> [WORK TO BE COMPLETED]:
Pull out from the material below all lines with "that".
-- Begin DATA TO USE --
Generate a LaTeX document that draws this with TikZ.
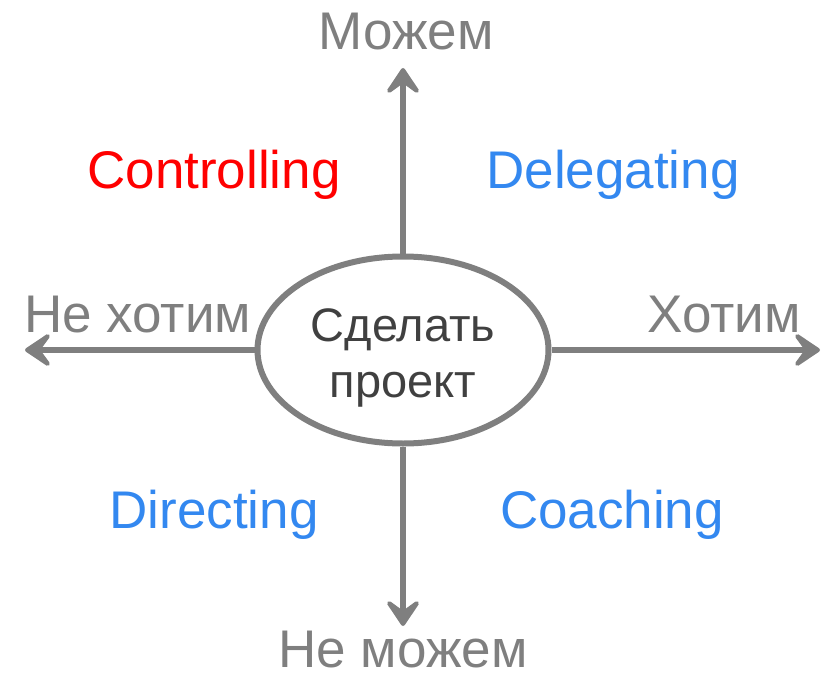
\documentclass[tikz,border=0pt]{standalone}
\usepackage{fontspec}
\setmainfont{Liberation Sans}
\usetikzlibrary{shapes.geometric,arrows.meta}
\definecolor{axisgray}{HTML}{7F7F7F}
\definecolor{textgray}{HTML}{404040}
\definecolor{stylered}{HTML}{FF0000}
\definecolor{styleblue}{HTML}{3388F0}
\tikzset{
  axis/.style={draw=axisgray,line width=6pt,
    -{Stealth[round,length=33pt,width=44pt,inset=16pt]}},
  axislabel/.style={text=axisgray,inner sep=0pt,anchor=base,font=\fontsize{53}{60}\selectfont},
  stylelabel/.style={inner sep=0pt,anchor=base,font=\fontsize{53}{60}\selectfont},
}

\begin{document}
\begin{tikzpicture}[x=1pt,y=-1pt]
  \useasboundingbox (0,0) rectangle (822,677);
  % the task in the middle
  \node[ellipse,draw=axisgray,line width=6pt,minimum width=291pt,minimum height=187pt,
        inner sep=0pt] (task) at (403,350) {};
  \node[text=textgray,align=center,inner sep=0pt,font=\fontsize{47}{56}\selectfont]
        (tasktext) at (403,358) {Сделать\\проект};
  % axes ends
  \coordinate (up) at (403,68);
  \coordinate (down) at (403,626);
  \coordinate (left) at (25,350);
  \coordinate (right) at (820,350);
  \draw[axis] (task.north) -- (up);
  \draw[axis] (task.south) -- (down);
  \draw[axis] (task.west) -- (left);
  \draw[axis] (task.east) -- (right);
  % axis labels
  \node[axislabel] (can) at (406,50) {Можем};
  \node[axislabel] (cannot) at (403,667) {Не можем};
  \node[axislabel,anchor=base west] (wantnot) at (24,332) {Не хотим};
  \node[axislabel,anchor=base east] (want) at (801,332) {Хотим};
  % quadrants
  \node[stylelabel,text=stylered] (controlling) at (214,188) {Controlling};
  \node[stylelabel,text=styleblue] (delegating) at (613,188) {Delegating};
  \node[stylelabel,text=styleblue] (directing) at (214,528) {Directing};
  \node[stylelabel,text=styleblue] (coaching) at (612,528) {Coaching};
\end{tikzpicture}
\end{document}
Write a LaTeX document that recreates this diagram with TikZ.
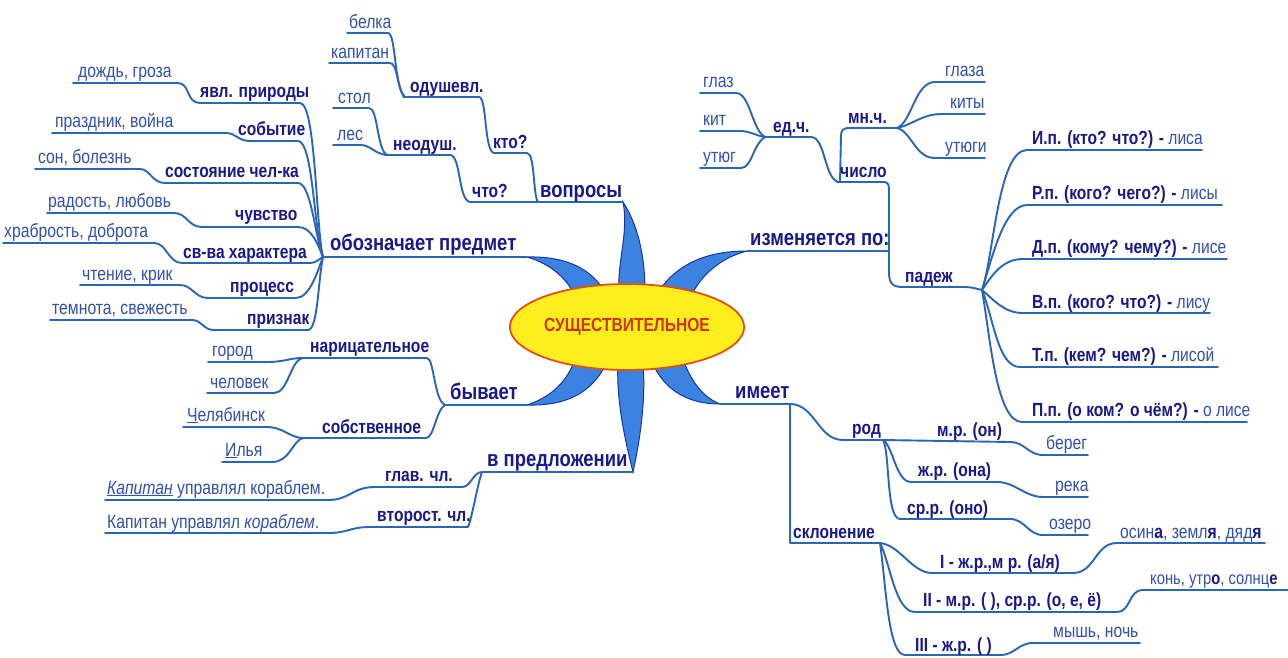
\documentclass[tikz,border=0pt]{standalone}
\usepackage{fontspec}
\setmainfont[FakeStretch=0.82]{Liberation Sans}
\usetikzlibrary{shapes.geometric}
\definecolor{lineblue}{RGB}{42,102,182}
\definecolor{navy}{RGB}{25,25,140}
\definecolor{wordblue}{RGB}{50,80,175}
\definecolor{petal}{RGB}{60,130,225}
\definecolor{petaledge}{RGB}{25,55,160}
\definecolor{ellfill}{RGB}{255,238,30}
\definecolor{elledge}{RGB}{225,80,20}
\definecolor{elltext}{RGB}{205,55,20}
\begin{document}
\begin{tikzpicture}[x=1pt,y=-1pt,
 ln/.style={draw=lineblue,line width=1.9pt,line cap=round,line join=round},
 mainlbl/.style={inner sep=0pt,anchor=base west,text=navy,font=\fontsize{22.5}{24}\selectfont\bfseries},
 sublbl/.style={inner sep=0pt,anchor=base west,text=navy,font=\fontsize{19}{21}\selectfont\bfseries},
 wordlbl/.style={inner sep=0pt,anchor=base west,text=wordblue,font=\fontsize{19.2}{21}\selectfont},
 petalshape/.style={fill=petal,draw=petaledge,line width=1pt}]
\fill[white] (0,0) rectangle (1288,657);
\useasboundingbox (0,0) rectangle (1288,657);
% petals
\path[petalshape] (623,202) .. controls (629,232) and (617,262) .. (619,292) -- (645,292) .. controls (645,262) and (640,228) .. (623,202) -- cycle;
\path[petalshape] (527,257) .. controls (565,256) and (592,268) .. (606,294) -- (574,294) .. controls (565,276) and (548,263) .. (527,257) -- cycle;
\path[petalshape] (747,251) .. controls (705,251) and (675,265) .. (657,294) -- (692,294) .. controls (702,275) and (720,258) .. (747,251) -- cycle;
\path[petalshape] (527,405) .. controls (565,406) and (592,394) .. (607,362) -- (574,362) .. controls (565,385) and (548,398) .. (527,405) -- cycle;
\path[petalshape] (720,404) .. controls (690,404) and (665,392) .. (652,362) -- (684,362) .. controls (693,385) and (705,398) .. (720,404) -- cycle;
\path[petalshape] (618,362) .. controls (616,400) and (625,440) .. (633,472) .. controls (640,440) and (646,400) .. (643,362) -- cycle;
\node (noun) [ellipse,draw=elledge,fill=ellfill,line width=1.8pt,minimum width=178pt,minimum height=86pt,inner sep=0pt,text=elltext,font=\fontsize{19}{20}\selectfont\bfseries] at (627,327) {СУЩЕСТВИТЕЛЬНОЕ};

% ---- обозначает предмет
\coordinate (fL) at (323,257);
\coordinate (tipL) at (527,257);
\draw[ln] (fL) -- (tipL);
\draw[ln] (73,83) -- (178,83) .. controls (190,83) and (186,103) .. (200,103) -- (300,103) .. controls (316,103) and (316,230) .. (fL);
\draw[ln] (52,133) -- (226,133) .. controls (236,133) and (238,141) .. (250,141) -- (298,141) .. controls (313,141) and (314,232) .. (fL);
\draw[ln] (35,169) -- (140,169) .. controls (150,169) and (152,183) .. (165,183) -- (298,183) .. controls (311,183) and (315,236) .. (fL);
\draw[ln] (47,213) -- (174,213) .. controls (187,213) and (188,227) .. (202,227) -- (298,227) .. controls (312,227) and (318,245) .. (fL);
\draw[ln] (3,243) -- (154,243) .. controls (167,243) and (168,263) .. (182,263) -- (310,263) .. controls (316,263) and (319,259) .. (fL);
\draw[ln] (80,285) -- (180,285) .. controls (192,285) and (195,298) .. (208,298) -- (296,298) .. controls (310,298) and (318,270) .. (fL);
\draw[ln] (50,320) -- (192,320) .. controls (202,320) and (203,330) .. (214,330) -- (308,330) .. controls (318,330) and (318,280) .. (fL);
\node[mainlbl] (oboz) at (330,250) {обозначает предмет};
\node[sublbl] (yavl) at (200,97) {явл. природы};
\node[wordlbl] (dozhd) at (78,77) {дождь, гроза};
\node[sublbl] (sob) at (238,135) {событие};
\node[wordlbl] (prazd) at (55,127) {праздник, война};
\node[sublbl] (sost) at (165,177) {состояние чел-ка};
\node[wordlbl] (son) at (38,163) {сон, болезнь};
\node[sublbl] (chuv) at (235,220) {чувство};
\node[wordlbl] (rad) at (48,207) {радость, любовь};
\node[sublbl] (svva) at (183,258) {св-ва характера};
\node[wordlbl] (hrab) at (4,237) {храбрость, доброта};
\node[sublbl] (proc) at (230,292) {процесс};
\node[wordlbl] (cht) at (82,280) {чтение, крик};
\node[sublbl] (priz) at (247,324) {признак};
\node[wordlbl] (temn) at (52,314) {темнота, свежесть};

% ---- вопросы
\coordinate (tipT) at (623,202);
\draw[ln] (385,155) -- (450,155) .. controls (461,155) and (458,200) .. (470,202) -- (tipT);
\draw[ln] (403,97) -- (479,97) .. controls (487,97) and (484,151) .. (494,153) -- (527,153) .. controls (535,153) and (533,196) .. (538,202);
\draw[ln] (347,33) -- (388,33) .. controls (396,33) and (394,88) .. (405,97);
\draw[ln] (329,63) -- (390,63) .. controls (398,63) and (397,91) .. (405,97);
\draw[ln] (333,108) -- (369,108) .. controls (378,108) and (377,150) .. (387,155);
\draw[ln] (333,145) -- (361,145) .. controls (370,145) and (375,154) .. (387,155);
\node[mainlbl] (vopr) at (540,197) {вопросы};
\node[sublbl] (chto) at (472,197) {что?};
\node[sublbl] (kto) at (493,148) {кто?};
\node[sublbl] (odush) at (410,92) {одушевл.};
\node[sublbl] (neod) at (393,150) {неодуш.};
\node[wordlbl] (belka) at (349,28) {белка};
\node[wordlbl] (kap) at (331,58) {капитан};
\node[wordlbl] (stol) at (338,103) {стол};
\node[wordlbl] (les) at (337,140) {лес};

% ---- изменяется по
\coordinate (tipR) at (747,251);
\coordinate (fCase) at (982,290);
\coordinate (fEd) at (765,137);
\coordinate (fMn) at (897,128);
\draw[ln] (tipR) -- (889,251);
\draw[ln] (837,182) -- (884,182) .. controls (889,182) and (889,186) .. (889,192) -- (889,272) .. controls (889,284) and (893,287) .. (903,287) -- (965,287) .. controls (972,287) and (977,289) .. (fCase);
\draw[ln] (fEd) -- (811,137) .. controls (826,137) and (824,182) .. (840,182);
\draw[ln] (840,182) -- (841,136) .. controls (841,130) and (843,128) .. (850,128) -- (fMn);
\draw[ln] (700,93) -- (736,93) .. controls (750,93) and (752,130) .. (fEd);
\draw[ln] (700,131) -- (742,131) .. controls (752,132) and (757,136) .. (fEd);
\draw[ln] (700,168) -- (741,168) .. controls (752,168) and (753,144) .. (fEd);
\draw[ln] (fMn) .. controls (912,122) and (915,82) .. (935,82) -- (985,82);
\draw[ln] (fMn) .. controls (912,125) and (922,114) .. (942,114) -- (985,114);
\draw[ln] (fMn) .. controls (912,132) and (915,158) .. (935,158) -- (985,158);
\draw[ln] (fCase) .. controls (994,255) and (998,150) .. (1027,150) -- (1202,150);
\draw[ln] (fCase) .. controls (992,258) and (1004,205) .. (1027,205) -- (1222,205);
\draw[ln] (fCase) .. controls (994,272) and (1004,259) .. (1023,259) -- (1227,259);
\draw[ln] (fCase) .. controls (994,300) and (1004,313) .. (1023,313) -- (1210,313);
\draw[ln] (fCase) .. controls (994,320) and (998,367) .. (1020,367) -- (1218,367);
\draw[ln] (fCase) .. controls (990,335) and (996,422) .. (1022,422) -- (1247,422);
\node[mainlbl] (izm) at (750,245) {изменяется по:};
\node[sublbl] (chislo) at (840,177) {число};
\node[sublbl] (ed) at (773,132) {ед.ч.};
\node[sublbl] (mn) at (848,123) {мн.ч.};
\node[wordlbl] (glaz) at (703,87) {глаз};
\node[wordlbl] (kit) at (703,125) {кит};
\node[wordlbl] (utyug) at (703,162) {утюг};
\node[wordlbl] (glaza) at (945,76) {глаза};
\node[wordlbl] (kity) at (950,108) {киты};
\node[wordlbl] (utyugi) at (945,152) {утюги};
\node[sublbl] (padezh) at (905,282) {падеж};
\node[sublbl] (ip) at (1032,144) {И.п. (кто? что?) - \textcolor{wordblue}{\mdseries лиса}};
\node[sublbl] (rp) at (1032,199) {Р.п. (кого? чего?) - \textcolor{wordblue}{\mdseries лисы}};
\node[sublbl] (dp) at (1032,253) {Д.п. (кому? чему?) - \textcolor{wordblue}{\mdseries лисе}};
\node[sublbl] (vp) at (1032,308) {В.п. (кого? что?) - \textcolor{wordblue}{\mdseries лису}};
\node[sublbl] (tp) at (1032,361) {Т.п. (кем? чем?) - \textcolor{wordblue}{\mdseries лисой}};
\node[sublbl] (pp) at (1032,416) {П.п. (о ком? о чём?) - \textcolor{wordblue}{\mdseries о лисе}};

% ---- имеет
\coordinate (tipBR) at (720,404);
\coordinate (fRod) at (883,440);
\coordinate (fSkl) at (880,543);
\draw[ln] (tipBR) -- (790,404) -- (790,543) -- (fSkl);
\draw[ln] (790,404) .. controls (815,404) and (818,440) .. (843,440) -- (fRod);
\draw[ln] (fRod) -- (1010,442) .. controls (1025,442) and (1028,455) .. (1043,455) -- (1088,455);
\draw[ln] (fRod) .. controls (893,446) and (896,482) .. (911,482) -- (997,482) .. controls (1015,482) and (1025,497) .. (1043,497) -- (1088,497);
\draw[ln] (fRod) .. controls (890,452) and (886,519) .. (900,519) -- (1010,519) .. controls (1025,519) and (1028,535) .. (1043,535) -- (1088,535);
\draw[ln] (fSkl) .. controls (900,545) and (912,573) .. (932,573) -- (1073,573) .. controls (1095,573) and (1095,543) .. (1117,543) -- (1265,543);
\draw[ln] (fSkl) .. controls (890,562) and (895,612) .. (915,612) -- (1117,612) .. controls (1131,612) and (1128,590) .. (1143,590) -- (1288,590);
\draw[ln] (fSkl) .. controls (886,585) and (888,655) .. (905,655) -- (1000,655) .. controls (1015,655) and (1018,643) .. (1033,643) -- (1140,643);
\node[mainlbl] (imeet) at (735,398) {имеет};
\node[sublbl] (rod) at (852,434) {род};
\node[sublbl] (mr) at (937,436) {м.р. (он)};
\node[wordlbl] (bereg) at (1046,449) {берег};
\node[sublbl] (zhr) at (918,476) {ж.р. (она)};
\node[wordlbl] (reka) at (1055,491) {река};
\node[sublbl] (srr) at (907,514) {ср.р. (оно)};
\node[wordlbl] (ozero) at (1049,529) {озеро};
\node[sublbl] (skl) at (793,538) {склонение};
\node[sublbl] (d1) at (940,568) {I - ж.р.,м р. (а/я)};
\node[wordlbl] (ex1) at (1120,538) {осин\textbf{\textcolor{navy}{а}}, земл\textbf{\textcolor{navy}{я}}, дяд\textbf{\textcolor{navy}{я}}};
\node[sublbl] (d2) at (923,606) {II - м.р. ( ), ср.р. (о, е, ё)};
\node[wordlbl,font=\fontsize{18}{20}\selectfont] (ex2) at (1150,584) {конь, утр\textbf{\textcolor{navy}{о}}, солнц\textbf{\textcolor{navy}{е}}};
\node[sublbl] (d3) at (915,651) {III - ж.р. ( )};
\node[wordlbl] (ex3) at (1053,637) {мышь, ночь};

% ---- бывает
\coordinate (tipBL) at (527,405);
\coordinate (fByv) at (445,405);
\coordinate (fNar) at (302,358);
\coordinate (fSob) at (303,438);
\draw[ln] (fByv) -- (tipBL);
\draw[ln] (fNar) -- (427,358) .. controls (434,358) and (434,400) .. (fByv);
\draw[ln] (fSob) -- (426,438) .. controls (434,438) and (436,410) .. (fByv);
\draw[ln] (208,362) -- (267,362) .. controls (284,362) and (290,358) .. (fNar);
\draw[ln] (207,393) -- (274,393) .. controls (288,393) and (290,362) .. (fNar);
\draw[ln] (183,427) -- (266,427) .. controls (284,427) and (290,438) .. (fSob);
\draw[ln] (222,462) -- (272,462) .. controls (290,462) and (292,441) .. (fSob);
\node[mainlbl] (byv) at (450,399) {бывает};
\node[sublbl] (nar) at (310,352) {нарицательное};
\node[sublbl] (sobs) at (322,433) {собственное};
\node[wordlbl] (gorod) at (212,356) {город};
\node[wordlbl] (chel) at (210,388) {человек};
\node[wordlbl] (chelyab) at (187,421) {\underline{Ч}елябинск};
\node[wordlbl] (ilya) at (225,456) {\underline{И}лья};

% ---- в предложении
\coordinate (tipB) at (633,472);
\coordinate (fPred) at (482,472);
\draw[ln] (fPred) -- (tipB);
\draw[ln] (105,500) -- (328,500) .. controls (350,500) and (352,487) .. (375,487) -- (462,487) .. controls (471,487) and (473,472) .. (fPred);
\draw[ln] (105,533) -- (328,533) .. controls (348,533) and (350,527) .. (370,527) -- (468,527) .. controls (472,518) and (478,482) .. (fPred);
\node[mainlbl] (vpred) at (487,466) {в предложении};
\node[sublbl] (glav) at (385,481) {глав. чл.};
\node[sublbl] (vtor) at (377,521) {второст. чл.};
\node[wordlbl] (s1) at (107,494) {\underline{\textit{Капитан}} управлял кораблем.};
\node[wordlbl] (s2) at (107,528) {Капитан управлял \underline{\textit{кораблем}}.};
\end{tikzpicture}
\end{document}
-- End DATA TO USE --
> [EXPECTED OUTPUT]:
Generate a LaTeX document that draws this with TikZ.
Write a LaTeX document that recreates this diagram with TikZ.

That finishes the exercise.